Les récits qui remontent le temps depuis les origines concernent davantage les deux derniers siècles, mais qu’est-ce que le temps dans un contexte où vivants et morts se fréquentent volontiers? Ou lorsqu’un poète condamné à mort vit toute une histoire d’amour durant le trajet de la balle entre son coeur et le canon du fusil? La plupart du temps, il s’agit moins de légendes ou de contes à l’européenne, savamment structurés, mais plutôt d’immersions de simples faits divers dans le réalisme magique (souvent suscité par la passion), ce qui rappelle davantage la densité évasive propre au genre de la nouvelle bien comprise. On y côtoie des figures connues, comme dans ce récit superbe où Eugène Sue, sa maîtresse métisse et le couple Cirilo Villaverde-Emilia Casanova (l’écrivain et la militante) vivent, à l’enseigne d’un rapport étrange entre réalité et fiction romanesque, une sorte de « songe d’une nuit d’été » dont le petit matin effacera le chassé-croisé amoureux. On passe de la femme coupée en morceaux par son amant jaloux ou du spectre libertin et farceur aux facéties de Pepito, pendant cubain de notre Thyl Uylenspiegel, porte-parole fictif de la grogne populaire face à l’oppression. (On le voit notamment faire bénir par le pape un buste du « Comédien en chef » – appelé aussi « XXL » à cause de la taille extra-large de ses discours – et devenir millionnaire en faisant payer deux dollars le crachat.) Et que dire des « quatre enfants Loynaz qui furent tous poètes »? Une fille qui jouait à se faire laide, un fils qui jouait à être mort, un autre – amoureux de Garcia Lorca – qui fuyait la lumière et la quatrième, Dulce Maria, poétesse consacrée par le prix Cervantes, morte en 1997 à 95 ans, qui, dans ses vieux jours, a gratifié de son amitié une jeune admiratrice: Zoé Valdés elle-même, qui fait ainsi irruption dans le récit et pour qui l’image et la dernière lettre de la vieille dame seront le lien le plus difficile à rompre sur le chemin de l’exil.

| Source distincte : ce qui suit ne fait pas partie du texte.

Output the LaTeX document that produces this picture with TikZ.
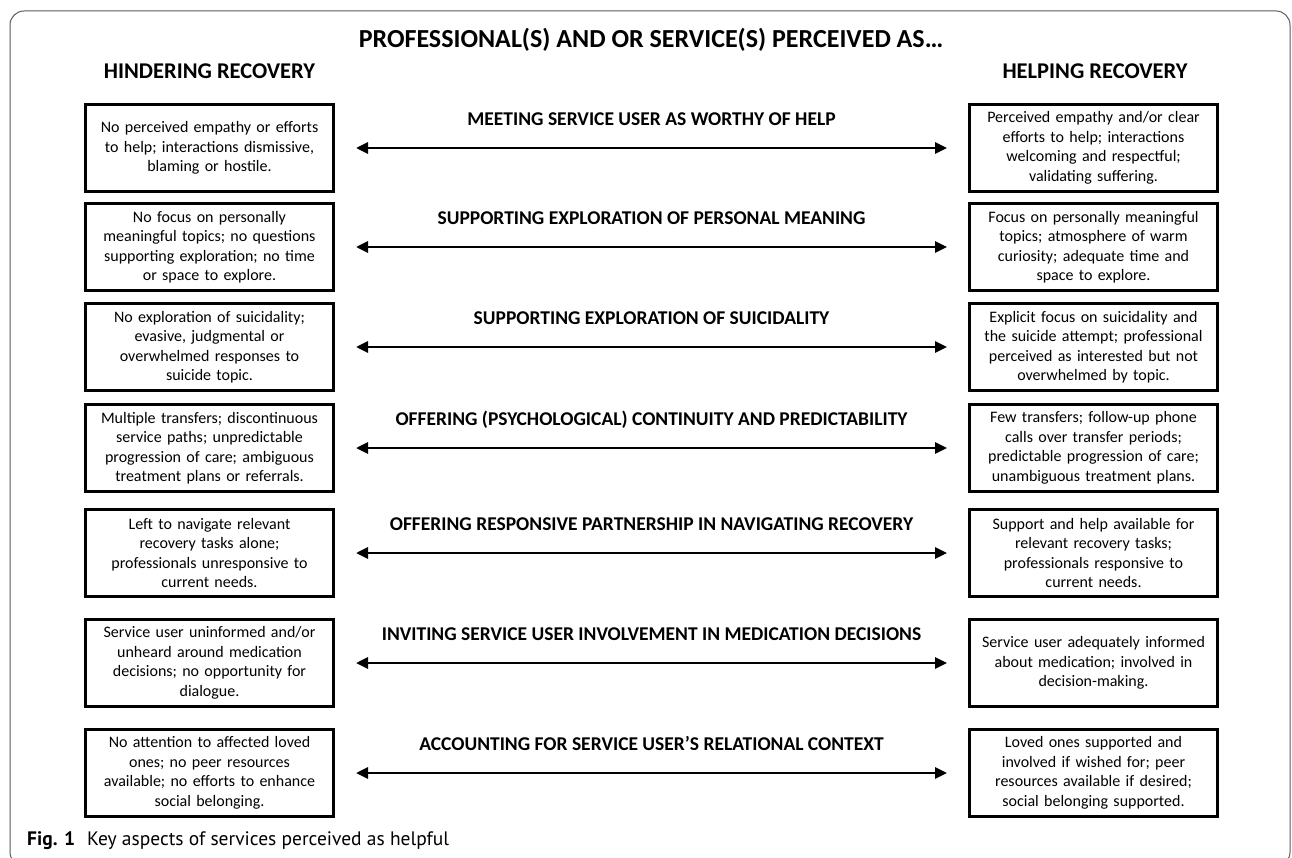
\documentclass[tikz,border=0pt]{standalone}
\usepackage{fontspec}
\setmainfont{Carlito}
\newfontfamily\capfont{PT Sans}
\usetikzlibrary{positioning}
\usetikzlibrary{arrows.meta}

\begin{document}
\begin{tikzpicture}[x=1pt, y=-1pt,
sidebox/.style={rectangle, draw=black, line width=3pt, minimum width=248pt, minimum height=87pt, text width=244pt, align=center, inner sep=0pt, font=\fontsize{16}{19.5}\selectfont},
rowlabel/.style={anchor=base, yshift=22.7pt, font=\bfseries\fontsize{19.5}{22}\selectfont},
headlabel/.style={anchor=base, font=\bfseries\fontsize{22.5}{26}\selectfont},
linkarrow/.style={<->, >={Triangle[length=12pt,width=11pt]}, line width=2.8pt, shorten <=21pt, shorten >=21pt}]
\useasboundingbox (0,0) rectangle (1292,858);
\clip (0,0) rectangle (1292,858);

% frame and headings
\draw[black!65, line width=1pt, rounded corners=14pt] (10,11) rectangle (1290,866);
\node[headlabel, font=\bfseries\fontsize{26}{30}\selectfont] (title) at (651,47.5) {PROFESSIONAL(S) AND OR SERVICE(S) PERCEIVED AS…};
\node[headlabel] (hinder) at (209.5,78.5) {HINDERING RECOVERY};
\node[headlabel] (help) at (1095,78.5) {HELPING RECOVERY};

% hindering side
\node[sidebox] (h1) at (209.5,148) {No perceived empathy or efforts\\to help; interactions dismissive,\\blaming or hostile.};
\node[sidebox] (h2) [below=9pt of h1] {No focus on personally\\meaningful topics; no questions\\supporting exploration; no time\\or space to explore.};
\node[sidebox] (h3) [below=10pt of h2] {No exploration of suicidality;\\evasive, judgmental or\\overwhelmed responses to\\suicide topic.};
\node[sidebox] (h4) [below=11pt of h3] {Multiple transfers; discontinuous\\service paths; unpredictable\\progression of care; ambiguous\\treatment plans or referrals.};
\node[sidebox] (h5) [below=15pt of h4] {Left to navigate relevant\\recovery tasks alone;\\professionals unresponsive to\\current needs.};
\node[sidebox] (h6) [below=20pt of h5] {Service user uninformed and/or\\unheard around medication\\decisions; no opportunity for\\dialogue.};
\node[sidebox] (h7) [below=20pt of h6] {No attention to affected loved\\ones; no peer resources\\available; no efforts to enhance\\social belonging.};

% helping side
\node[sidebox] (p1) [right=633pt of h1] {Perceived empathy and/or clear\\efforts to help; interactions\\welcoming and respectful;\\validating suffering.};
\node[sidebox] (p2) [right=633pt of h2] {Focus on personally meaningful\\topics; atmosphere of warm\\curiosity; adequate time and\\space to explore.};
\node[sidebox] (p3) [right=633pt of h3] {Explicit focus on suicidality and\\the suicide attempt; professional\\perceived as interested but not\\overwhelmed by topic.};
\node[sidebox] (p4) [right=633pt of h4] {Few transfers; follow-up phone\\calls over transfer periods;\\predictable progression of care;\\unambiguous treatment plans.};
\node[sidebox] (p5) [right=633pt of h5] {Support and help available for\\relevant recovery tasks;\\professionals responsive to\\current needs.};
\node[sidebox] (p6) [right=633pt of h6] {Service user adequately informed\\about medication; involved in\\decision-making.};
\node[sidebox] (p7) [right=633pt of h7] {Loved ones supported and\\involved if wished for; peer\\resources available if desired;\\social belonging supported.};

% aspects
\draw[linkarrow] (h1) -- (p1) node[rowlabel, midway] (a1) {MEETING SERVICE USER AS WORTHY OF HELP};
\draw[linkarrow] (h2) -- (p2) node[rowlabel, midway] (a2) {SUPPORTING EXPLORATION OF PERSONAL MEANING};
\draw[linkarrow] (h3) -- (p3) node[rowlabel, midway] (a3) {SUPPORTING EXPLORATION OF SUICIDALITY};
\draw[linkarrow] (h4) -- (p4) node[rowlabel, midway] (a4) {OFFERING (PSYCHOLOGICAL) CONTINUITY AND PREDICTABILITY};
\draw[linkarrow] (h5) -- (p5) node[rowlabel, midway] (a5) {OFFERING RESPONSIVE PARTNERSHIP IN NAVIGATING RECOVERY};
\draw[linkarrow] (h6) -- (p6) node[rowlabel, midway] (a6) {INVITING SERVICE USER INVOLVEMENT IN MEDICATION DECISIONS};
\draw[linkarrow] (h7) -- (p7) node[rowlabel, midway] (a7) {ACCOUNTING FOR SERVICE USER’S RELATIONAL CONTEXT};

% caption
\node[anchor=base west, inner sep=0pt, font=\capfont\fontsize{19.5}{22}\selectfont] (cap) at (27,845) {\textbf{Fig. 1}\hspace{12pt}Key aspects of services perceived as helpful};
\end{tikzpicture}
\end{document}
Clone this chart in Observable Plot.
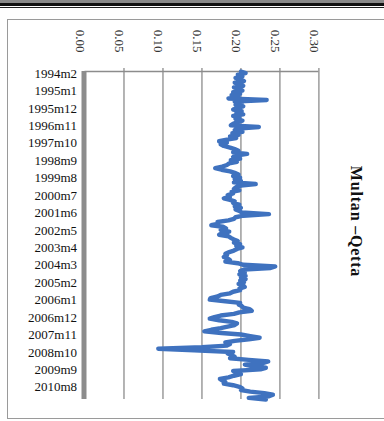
<!DOCTYPE html>
<html>
<head>
<meta charset="utf-8">
<script src="https://cdn.jsdelivr.net/npm/d3@7"></script>
<script src="https://cdn.jsdelivr.net/npm/@observablehq/plot@0.6"></script>
<style>
  html, body { margin: 0; padding: 0; background: #fff; }
  #wrap { position: relative; width: 384px; height: 421px; overflow: hidden; background: #fff; }
  .band1 { position: absolute; left: 0; top: 0; width: 384px; height: 3px; background: #8a8a8a; }
  .band2 { position: absolute; left: 0; top: 3px; width: 384px; height: 2.5px; background: #111; }
  .band3 { position: absolute; left: 0; top: 7px; width: 384px; height: 1px; background: #222; }
  .box { position: absolute; left: 7px; top: 19px; width: 380px; height: 400px; border: 1px solid #9a9a9a; box-sizing: border-box; }
  #chart { position: absolute; left: 0; top: 0; }
</style>
</head>
<body>
<div id="wrap">
  <div class="band1"></div><div class="band2"></div><div class="band3"></div>
  <div class="box"></div>
  <div id="chart"></div>
</div>
<script>
const title = "Multan \u2013Qetta";
const valueTicks = [0.00, 0.05, 0.10, 0.15, 0.20, 0.25, 0.30];
const categoryLabels = ["1994m2","1995m1","1995m12","1996m11","1997m10","1998m9","1999m8","2000m7","2001m6","2002m5","2003m4","2004m3","2005m2","2006m1","2006m12","2007m11","2008m10","2009m9","2010m8"];
const labelStep = 11;
// monthly series, starting 1994m2
const values = [
  0.200,0.206,0.196,0.202,0.193,0.199,0.204,0.192,0.198,0.203,0.191,0.197,
  0.202,0.190,0.199,0.188,0.197,0.184,0.233,0.192,0.201,0.193,0.203,0.195,
  0.190,0.201,0.194,0.203,0.190,0.198,0.193,0.202,0.195,0.190,0.187,0.223,
  0.197,0.192,0.202,0.189,0.197,0.186,0.194,0.182,0.172,0.182,0.174,0.178,
  0.186,0.192,0.197,0.190,0.208,0.194,0.190,0.199,0.187,0.195,0.185,0.182,
  0.176,0.167,0.175,0.186,0.192,0.197,0.190,0.199,0.192,0.200,0.191,0.219,
  0.200,0.194,0.191,0.198,0.188,0.190,0.183,0.186,0.178,0.186,0.192,0.190,
  0.198,0.192,0.200,0.193,0.198,0.201,0.236,0.203,0.193,0.191,0.184,0.170,
  0.171,0.162,0.177,0.181,0.174,0.185,0.176,0.172,0.184,0.187,0.191,0.196,
  0.191,0.199,0.194,0.202,0.195,0.191,0.185,0.180,0.182,0.178,0.183,0.186,
  0.180,0.196,0.203,0.244,0.238,0.204,0.199,0.205,0.198,0.206,0.200,0.206,
  0.199,0.204,0.197,0.203,0.205,0.198,0.199,0.190,0.186,0.174,0.170,0.161,
  0.160,0.180,0.199,0.197,0.201,0.203,0.211,0.214,0.198,0.191,0.174,0.166,
  0.160,0.172,0.188,0.195,0.192,0.183,0.174,0.162,0.153,0.175,0.200,0.212,
  0.224,0.210,0.192,0.180,0.186,0.182,0.150,0.094,0.140,0.190,0.183,0.188,
  0.192,0.186,0.210,0.235,0.228,0.205,0.215,0.232,0.225,0.190,0.196,0.200,
  0.191,0.184,0.173,0.176,0.180,0.178,0.190,0.198,0.202,0.200,0.212,0.230,
  0.241,0.236,0.210,0.232
];

const series = values.map((v, i) => ({i, v}));
const labelRows = categoryLabels.map((t, k) => ({i: k * labelStep, t}));
const gridTicks = valueTicks.filter(d => d > 0);

const chart = Plot.plot({
  width: 384,
  height: 421,
  marginLeft: 84.5,
  marginRight: 65.6,
  marginTop: 71,
  marginBottom: 22,
  style: {background: "transparent", fontFamily: "'Liberation Serif', 'Times New Roman', serif", fontSize: "13px", overflow: "visible"},
  x: {domain: [0, 0.30], axis: null},
  y: {domain: [0, values.length - 1], axis: null, reverse: true},
  marks: [
    Plot.ruleX(gridTicks, {stroke: "#8c8c8c", strokeWidth: 1.3, strokeOpacity: 1, insetTop: -3}),
    Plot.ruleY([0], {stroke: "#8c8c8c", strokeWidth: 1.3}),
    Plot.ruleX([0], {stroke: "#8c8c8c", strokeWidth: 5, dx: -1}),
    Plot.line(series, {x: "v", y: "i", stroke: "#3f72bf", strokeWidth: 4.4, strokeLinejoin: "round"}),
    Plot.text(valueTicks, {x: d => d, frameAnchor: "top", dy: -19, rotate: 90, textAnchor: "end", text: d => d.toFixed(2), fill: "#333", fontSize: 13}),
    Plot.text(labelRows, {y: "i", text: "t", frameAnchor: "left", dx: -8, dy: 2, textAnchor: "end", fill: "#111", fontSize: 13}),
    Plot.text([title], {text: d => d, frameAnchor: "right", dx: 37, dy: -14, rotate: 90, textAnchor: "middle", fontWeight: "bold", fontSize: 16, fill: "#111", className: "ttl"})
  ]
});
chart.querySelectorAll(".ttl text").forEach(t => t.setAttribute("letter-spacing", "0.8px"));
document.getElementById("chart").appendChild(chart);
</script>
</body>
</html>
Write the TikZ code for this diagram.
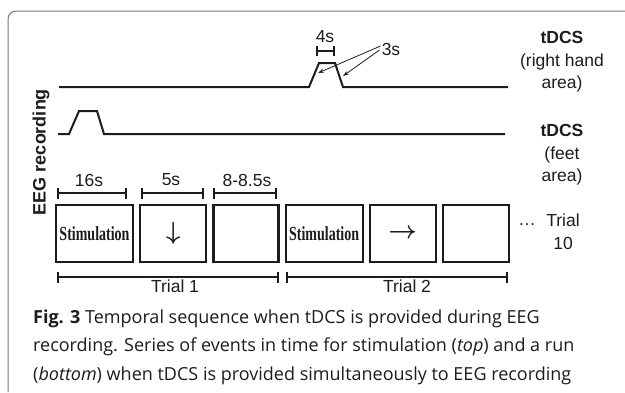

Laissons l’émotion pour revenir à la pugnacité et à la malice. Pugnacité, avec une diatribe, non pas contre la présence cubaine qui a fait de Miami une copie de La Havane finissant « par dépasser l’original », mais contre les tricheurs. Comme « l’Extravagante »: une garce qui avec la bénédiction du régime s’offre trois mois à Miami et soutire des dollars en risquant de fausses audaces « estampillées par le Comité central avant de se lancer dans du shopping à haute dose ». Ou comme « L’Ecrivaillon »: « conférencier typique, Je-Sais-Tout bouffi d’orgueil (…) expulsé de Cuba à coups de pied dans le cul » et « devenu à présent – pour suivre la mode – un pourfendeur de l’exil ». Quant à la malice, elle fait son lit, si l’on ose dire, dans une espèce de cours d’éducation sexuelle largement piégé doublé d’un manifeste sur le libre arbitre en matière de sensations. Avec la double circonstance « aggravante » que l’exposé fait par la partenaire d’un couple s’accompagne d’actions précises et allègrement variées (mais curieusement, sans nuire à la clarté de l’élocution) et que, d’autre part, la chute du récit prend toutes les allures d’un croc-en-jambe pervers.

Mais, cela dit, que veulent les fantômes de la mémoire? Sans doute y a-t-il dans tout exilé un Hamlet dont les déchirements suscitent l’appel de ces grandes ombres ancestrales. Conscience d’un peuple qui demande qu’on lui fasse justice. Et qu’on lui rende son âme et sa liberté.

Les Mystères de La Havane, par Zoé Valdés. Traduit de l’espagnol par Carmen Val Julian et Julie Amiot. Calmann-Lévy, 250 p.